Reputation: 598
I am looping over text to find and count specific words from various dictionaries. I use two FOR loops which are extremely slow and takes days to complete. Reproducible code below:
library(stringr)
#Sample data
tweets=data.frame(id=c(1,2,3),text=c("This is a tweet that contains word1",
"And here you can find word1 and word2 word2",
"And here is only one word3 and one word3a"))
words=data.frame(id=c(1,2,3),word=c("word1","word2","word3"))
for(i in 1:nrow(tweets)){
for(j in 1:nrow(words)){
term = paste("\\<",words[j,2],"\\>", sep="")
if (str_count(tweets[i,2], term) != 0) {
tmp <- data.frame(id=tweets[i,1],termfound=words[j,2],count=str_count(tweets[i,2], term), row.names=NULL)
message("ID ",tweets[i,1]," - Word '",words[j,2],"' found ",str_count(tweets[i,2], term)," times")
#sqlSave(myconn, tmp, "DataTable", append=T, rownames=F)
}
}
}
NOTES:
I have ~1M lines of text and ~25,000 words I am counting.
The Message line is just for debugging.
The final values are written to SQL - line commented out as it is not reproducible.

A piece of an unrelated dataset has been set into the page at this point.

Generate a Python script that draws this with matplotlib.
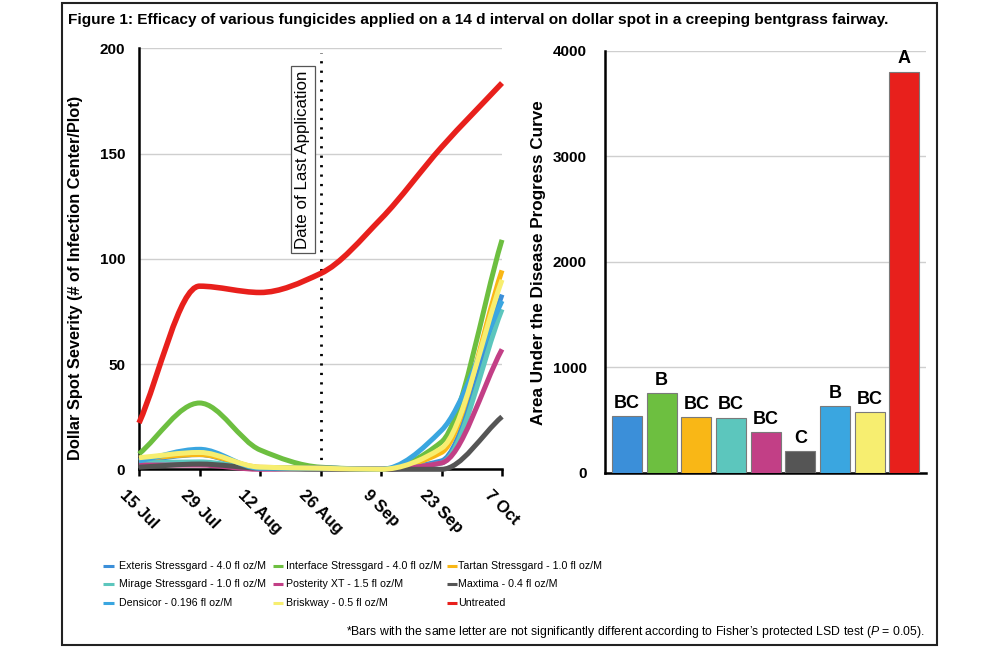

Any way to improve on this? I was thinking an APPLY function???
Cheers B
Upvotes: 1
Views: 224
Reputation: 99341
Update : You could also try stringi
within a data.table
.
library(data.table); library(stringi)
## convert tweets to data table and set key on 'id' column
dtweets <- as.data.table(tweets)
setkey(dtweets, id)
## convert words to data.table and set up the regex
dtw <- as.data.table(words)
dtw[,term := stri_c("\\b", word, "\\b")]
## run stri_count_regex by each id
dtn <- dt[dtw, stri_count_regex(text, term), by = key(dt)]
# id V1
# 1: 1 1
# 2: 1 0
# 3: 1 0
# 4: 2 1
# 5: 2 2
# 6: 2 0
# 7: 3 0
# 8: 3 0
# 9: 3 1
## melt the rows to columns
melted <- melt(dtn, id = 1L, measure = 2L)
dcast(melted, id ~ value, sum)
# id 0 1 2
# 1 1 0 1 0
# 2 2 0 1 2
# 3 3 0 1 0
Original answer
Here's another method that takes the logical matches only, then calculates the result from those values. I had to use \\b
for the word boundary in term
.
library(stringi)
term <- stri_c("\\b", words$word, "\\b")
out <- vapply(seq_along(tweets$text), function(i) {
a <- stri_detect_regex(tweets$text[i], term)
a[a] <- cumsum(a[a != 0])
a
}, integer(nrow(tweets)))
cbind(tweets[1], `colnames<-`(out, words$word))
# id word1 word2 word3
# 1 1 1 1 0
# 2 2 0 2 0
# 3 3 0 0 1
Upvotes: 5
Reputation: 13304
I had pretty much the same idea about this problem as Daddy the Runner:
term = paste("\\<",words$word,"\\>", sep="") # create a regex for every word
# [1] "\\<word1\\>" "\\<word2\\>" "\\<word3\\>"
m <- sapply(tweets$text,function(tweet) str_count(tweet,term)) # find a number of occurences of every word in every tweet
# [,1] [,2] [,3]
# [1,] 1 1 0
# [2,] 0 2 0
# [3,] 0 0 1
library(reshape)
df <- melt(m) # convert the result into the data frame format
# X1 X2 value
# 1 1 1 1
# 2 2 1 0
# 3 3 1 0
# 4 1 2 1
# 5 2 2 2
# 6 3 2 0
# 7 1 3 0
# 8 2 3 0
# 9 3 3 1
colnames(df) <- c('id.tweet','id.word','count')
tmp <- with(df,data.frame(id=id.tweet,termfound=words$word[id.word],count=count)) # create a data frame similar to the one in the example
# id termfound count
# 1 1 word1 1
# 2 2 word1 0
# 3 3 word1 0
# 4 1 word2 1
# 5 2 word2 2
# 6 3 word2 0
# 7 1 word3 0
# 8 2 word3 0
# 9 3 word3 1
Upvotes: 3
Reputation: 603
Observation: your code is counting each word three times. Once in the IF statement, once in the tmp assignment and once in the debug message. Reducing the number of calls to the string counting function will definitely improve the efficiency of your code.
As mentioned above, the stringi package offers a faster set of string functions.
The following vectorized code will generate a 2-d matrix with the results you want which can then be transformed into the format needed for your database.
require(stringi)
tweets=data.frame(id=c(1,2,3),text=c("This is a tweet that contains word1",
"And here you can find word1 and word2 word2",
"And here is only one word3 and one word3a"),
stringsAsFactors = FALSE)
words=data.frame(id=c(1,2,3),word=c("word1","word2","word3"), stringsAsFactors = FALSE)
pat <- paste("\\b",words$word,"\\b", sep="")
sd <- function(text) { stri_count(text, regex=pat) }
results <- sapply(tweets$text, sd, USE.NAMES=F)
colnames(results) <- words$word
rownames(results) <- paste("ID", tweets$id)
results
Which produces the following output:
## word1 word2 word3
## ID 1 1 1 0
## ID 2 0 2 0
## ID 3 0 0 1
Upvotes: 9